Особую модель двухмерного пространства создавали и два способа расположения триграмм из «Книги Перемен». В китайской космологии им соответствовали две математические структуры, получившие название «магических квадратов». Обе они состояли из девяти полей, наделявшихся определенными числовыми значениями. Один из них, квадрат Ло-шу, был составлен так, чтобы сумма любых стоящих в одной линии чисел равнялась 15. Другой квадрат, Хэ-ту, образован пятью парами чисел, разность которых равна 5. Схема Хэ-ту соответствовала расположению триграмм «по Фуси» и состоянию «первичного неба», а схема Ло-шу – расположению триграмм «по Вэнь-вану» и состоянию «позднего неба». В даосских храмах эти магические фигуры служили моделью священного пространства алтаря. Во время молебна даосский священник, доставляя богам письменное прошение, совершал особые, стилизованные шаги в по-следовательности полей магического квадрата и тем же путем возвращался обратно. Так обозначали в Китае древний мотив путешествия в потусторонний мир.
Еще одна пространственная схема, употреблявшаяся в даосских ритуалах, воспроизводила Полярное созвездие обители Небесного Владыки. Священник расставлял на алтаре 12 масляных лампадок в порядке расположения 12 звезд этого созвездия и молил богов о благоденствии заказчиков церемонии.
Императорский дворец в Пекине, вид сверху.(Север внизу.)

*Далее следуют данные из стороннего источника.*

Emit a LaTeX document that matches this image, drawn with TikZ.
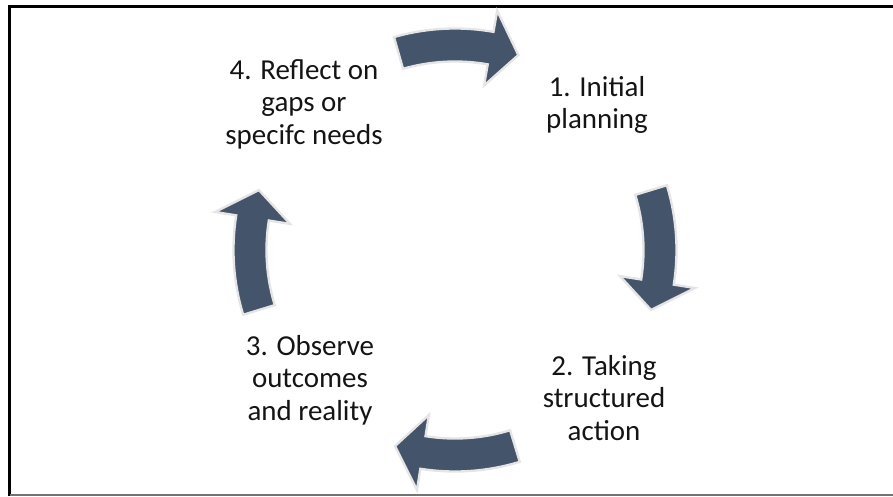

Нетрудно предугадать, что и в архитектурном отношении китайские храмы являли собой образ мироздания. Их стены были ориентированы по сторонам света, а главные ворота выходили на юг. Внутри над центральной частью храма сооружали купол, символизировавший Небо, фундаменту здания (в подражание Земле) придавали форму квадрата, а крыша имитировала священную гору, райскую обитель небожителей, о чем свидетельствовали установленные на ней фигуры святых – героев популярных легенд и преданий. Крыше храма полагалось возвышаться над окружающими домами, как бы осеняя их божественной благодатью.